Encounter Timeline, 17 November 1986

17:09 AKST
Captain Terauchi first observes two small lights pacing the 747 over northeastern Alaska.
17:19
A large walnut-shaped object appears behind the aircraft. Terauchi estimates its size as two aircraft carriers side by side.
17:20 to 17:23
Object registers on the 747's onboard weather radar. First instrumental confirmation of the visual sighting.
17:25
Anchorage Air Route Traffic Control Centre confirms an intermittent radar target near the 747's position.
17:30
Terauchi requests permission to deviate from his assigned flight path.
17:31
Object follows the 747 through the heading change. It maintains relative position.
17:35
A United Airlines flight in the area is asked to look for the object. The crew reports nothing visible from their position.
17:39
Object fades from both radar and visual contact. The encounter ends after approximately 30 minutes.
Aftermath
FAA Anchorage gathers all documentation. CIA representatives attend an inter-agency briefing at FAA headquarters in Washington.
2001
John Callahan presents original radar data, voice tapes, and pilot statements at the National Press Club.
Japan Air Lines Flight 1628

John Callahan later described the aftermath of the briefing in public testimony. Attendees were told the event "never happened." They were told not to discuss it. Callahan kept his copies of the radar data, voice recordings, and pilot reports anyway. He went public with the material in 2001 at the National Press Club. Radar tapes, controller voice recordings, and written pilot statements all corroborate the same event across multiple independent data sources.

They told us the meeting never took place.

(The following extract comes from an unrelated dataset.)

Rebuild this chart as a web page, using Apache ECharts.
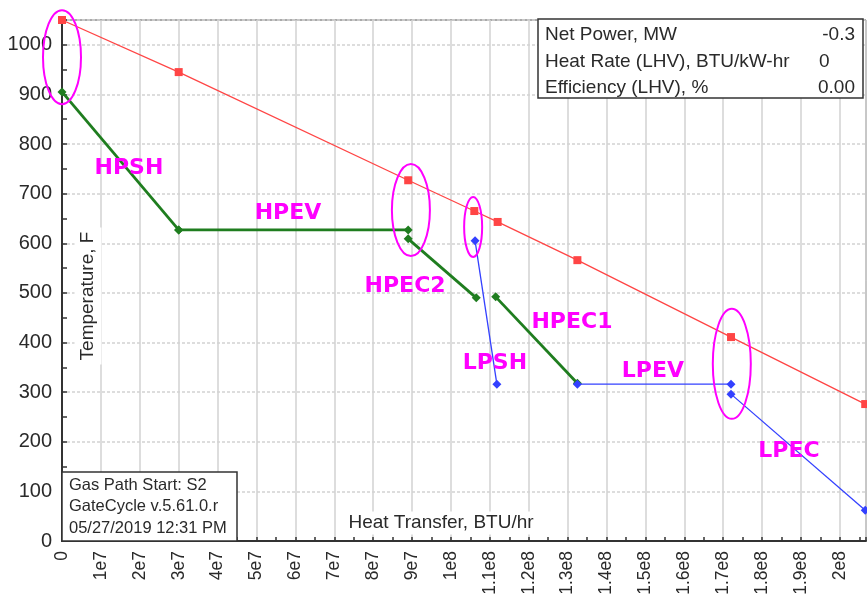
<!DOCTYPE html>
<html><head><meta charset="utf-8">
<script src="https://cdn.jsdelivr.net/npm/echarts@6/dist/echarts.min.js"></script>
<style>html,body{margin:0;padding:0;background:#fff}#c{width:867px;height:595px}</style>
</head><body><div id="c"></div>
<script>
// ---- data ----
const gasX = [0, 3.0e7, 8.9e7, 1.06e8, 1.12e8, 1.325e8, 1.72e8, 2.065e8];
const gasT = [1050, 945, 727, 665, 643, 566, 411, 276];
const hpshX = [0, 3.0e7];         const hpshT = [905, 627];
const hpevX = [3.0e7, 8.9e7];     const hpevT = [627, 627];
const hpec2X = [8.9e7, 1.065e8];  const hpec2T = [609, 490];
const hpec1X = [1.115e8, 1.325e8];const hpec1T = [492, 318];
const lpshX = [1.062e8, 1.118e8]; const lpshT = [605, 316];
const lpevX = [1.325e8, 1.72e8];  const lpevT = [316, 316];
const lpecX = [1.72e8, 2.065e8];  const lpecT = [296, 62];

const annotNames = ['HPSH', 'HPEV', 'HPEC2', 'HPEC1', 'LPSH', 'LPEV', 'LPEC'];
const annotX = [1.72e7, 5.81e7, 8.82e7, 1.311e8, 1.113e8, 1.519e8, 1.869e8];
const annotY = [752, 661, 514, 441, 359, 343, 181];
const ellipseX = [0, 8.97e7, 1.057e8, 1.722e8];
const ellipseY = [975, 667, 633, 357];

const infoLabels = ['Net Power, MW', 'Heat Rate (LHV), BTU/kW-hr', 'Efficiency (LHV), %'];
const infoValues = ['-0.3', '0', '0.00'];
const stampLines = ['Gas Path Start: S2', 'GateCycle v.5.61.0.r', '05/27/2019 12:31 PM'];

const xTitle = 'Heat Transfer, BTU/hr';
const yTitle = 'Temperature, F';

// ---- styles ----
const FONT = '"Liberation Sans", Arial, sans-serif';
const TXT = '#2a2a2a';
const GREEN = '#1f7d1f', RED = '#ff4545', BLUE = '#3340ff', MAG = '#ff00ff';
const ellipseR = [[19, 47], [19, 46], [9, 30], [19, 55]];

function xFmt(v) {
  if (v === 0) return '0';
  return Number(v).toExponential().replace('e+', 'e');
}
function yFmt(v) { return String(v); }
function seg(xs, ys, color, width, symbol, size) {
  return {
    type: 'line', data: xs.map((x, i) => [x, ys[i]]),
    lineStyle: { color: color, width: width }, itemStyle: { color: color },
    symbol: symbol, symbolSize: size, showSymbol: true, clip: false,
    animation: false, silent: true, z: 3
  };
}

const chart = echarts.init(document.getElementById('c'), null, { renderer: 'canvas' });
const option = {
  animation: false,
  backgroundColor: '#fff',
  grid: { left: 62, right: 1, top: 20, bottom: 54, show: true, borderColor: '#555', borderWidth: 1,
    containLabel: false, outerBoundsMode: 'none' },
  xAxis: [{
    type: 'value', min: 0, max: 2.067e8, interval: 1e7,
    axisLine: { show: true, onZero: false, lineStyle: { color: '#333', width: 2 } },
    axisTick: { show: false },
    axisLabel: { rotate: 90, margin: 10, fontSize: 17.5, color: TXT, fontFamily: FONT, formatter: xFmt, showMaxLabel: false },
    splitLine: { show: true, lineStyle: { color: '#d2d2d2', width: 1.5 } }
  }, {
    type: 'value', min: 0, max: 2.067e8, interval: 5e6, position: 'bottom',
    axisLine: { show: false }, axisLabel: { show: false }, splitLine: { show: false },
    axisTick: { show: true, inside: true, length: 4, lineStyle: { color: '#333', width: 1.5 } }
  }],
  yAxis: [{
    type: 'value', min: 0, max: 1050, interval: 100,
    axisLine: { show: true, lineStyle: { color: '#333', width: 2 } },
    axisTick: { show: false },
    axisLabel: { margin: 10, fontSize: 20, color: TXT, fontFamily: FONT, formatter: yFmt, showMaxLabel: false },
    splitLine: { show: true, lineStyle: { color: '#d2d2d2', width: 1.5, type: [3, 2] } }
  }, {
    type: 'value', min: 0, max: 1050, interval: 50, position: 'left',
    axisLine: { show: false }, axisLabel: { show: false }, splitLine: { show: false },
    axisTick: { show: true, inside: true, length: 5, lineStyle: { color: '#333', width: 1.5 } }
  }],
  series: [
    seg(gasX, gasT, RED, 1.3, 'rect', 8),
    seg(hpshX, hpshT, GREEN, 2.8, 'diamond', 9),
    seg(hpevX, hpevT, GREEN, 2.8, 'diamond', 9),
    seg(hpec2X, hpec2T, GREEN, 2.8, 'diamond', 9),
    seg(hpec1X, hpec1T, GREEN, 2.8, 'diamond', 9),
    seg(lpshX, lpshT, BLUE, 1.3, 'diamond', 9),
    seg(lpevX, lpevT, BLUE, 1.3, 'diamond', 9),
    seg(lpecX, lpecT, BLUE, 1.3, 'diamond', 9)
  ]
};
chart.setOption(option);

// ---- annotations placed through the chart's own scales ----
const g = [];
ellipseX.forEach((x, i) => {
  const p = chart.convertToPixel({ gridIndex: 0 }, [x, ellipseY[i]]);
  g.push({ type: 'ellipse', shape: { cx: p[0], cy: p[1], rx: ellipseR[i][0], ry: ellipseR[i][1] },
    style: { fill: 'none', stroke: MAG, lineWidth: 2 }, z: 20, silent: true });
});
annotNames.forEach((t, i) => {
  const p = chart.convertToPixel({ gridIndex: 0 }, [annotX[i], annotY[i]]);
  g.push({ type: 'text', x: p[0], y: p[1], z: 20, silent: true,
    style: { text: t, fill: MAG, font: 'bold 22px "DejaVu Sans", sans-serif', textAlign: 'center', textVerticalAlign: 'middle' } });
});
// axis titles (inside plot, with white box)
g.push({ type: 'text', x: 88, y: 296, rotation: Math.PI / 2, z: 10, silent: true,
  style: { text: yTitle, fill: TXT, font: '19px ' + FONT, textAlign: 'center', textVerticalAlign: 'middle',
    backgroundColor: '#fff', padding: [4, 4] } });
g.push({ type: 'text', x: 441, y: 523, z: 10, silent: true,
  style: { text: xTitle, fill: TXT, font: '19px ' + FONT, textAlign: 'center', textVerticalAlign: 'middle',
    backgroundColor: '#fff', padding: [2, 4] } });
// info box
g.push({ type: 'rect', shape: { x: 538, y: 19, width: 325, height: 79 }, z: 15, silent: true,
  style: { fill: '#fff', stroke: '#333', lineWidth: 1.5 } });
infoLabels.forEach((t, i) => {
  const y = 35 + i * 26.5;
  g.push({ type: 'text', x: 545, y: y, z: 16, silent: true,
    style: { text: t, fill: TXT, font: '19px ' + FONT, textAlign: 'left', textVerticalAlign: 'middle' } });
  const isLeft = i === 1;
  g.push({ type: 'text', x: isLeft ? 819 : 855, y: y, z: 16, silent: true,
    style: { text: infoValues[i], fill: TXT, font: '19px ' + FONT, textAlign: isLeft ? 'left' : 'right', textVerticalAlign: 'middle' } });
});
// stamp box
g.push({ type: 'rect', shape: { x: 62, y: 472, width: 175, height: 69 }, z: 15, silent: true,
  style: { fill: '#fff', stroke: '#333', lineWidth: 1.5 } });
stampLines.forEach((t, i) => {
  g.push({ type: 'text', x: 69, y: 485 + i * 21.5, z: 16, silent: true,
    style: { text: t, fill: TXT, font: '16.5px ' + FONT, textAlign: 'left', textVerticalAlign: 'middle' } });
});
chart.setOption({ graphic: g });
</script></body></html>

They told us it was all to be forgotten. That the event never happened. I kept my copies of the radar data anyway.
John Callahan, FAA Division Chief, National Press Club, 2001

FAA and UFO Reporting

The FAA had no stake in the UFO debate. The Air Force had run investigation programmes since 1948 and built decades of institutional resistance to the topic. The FAA just cared whether something might hit an aeroplane. When pilots reported unidentified objects, the FAA asked one question: is this a collision risk? That made the agency an accidental source of candid documentation.

Record Group 237 holds the FAA's information releases from 1986. A small collection compared to Air Force or CIA holdings, but it captures something rare: a federal agency that initially spoke openly about a UFO encounter because it had no reason not to. The FAA released information to the press. Then the inter-agency briefing happened, and the discussion stopped.

Key People

From the Archive

The JAL 1628 encounter occurred over Alaska. For sighting reports from across the United States, see the United States sightings page. Japan's own history of UFO encounters is documented on the Japan sightings page. The APRO Bulletin covered the JAL encounter. The full case file cross-references crew statements, radar data, and FAA investigator records.

Evidence Inventory

Radar Data Recordings
Anchorage ARTCC ground radar and onboard weather radar data capturing intermittent returns near the 747.
ATC Voice Tapes
Air traffic controller voice recordings from Anchorage Centre documenting real-time communications with Flight 1628.
Crew Written Statements
Separate written accounts from Captain Terauchi, First Officer Tamefuji, and Flight Engineer Tsukuba.
FAA Information Releases
Official FAA press releases and information documents issued during and after the initial reporting period, 1986.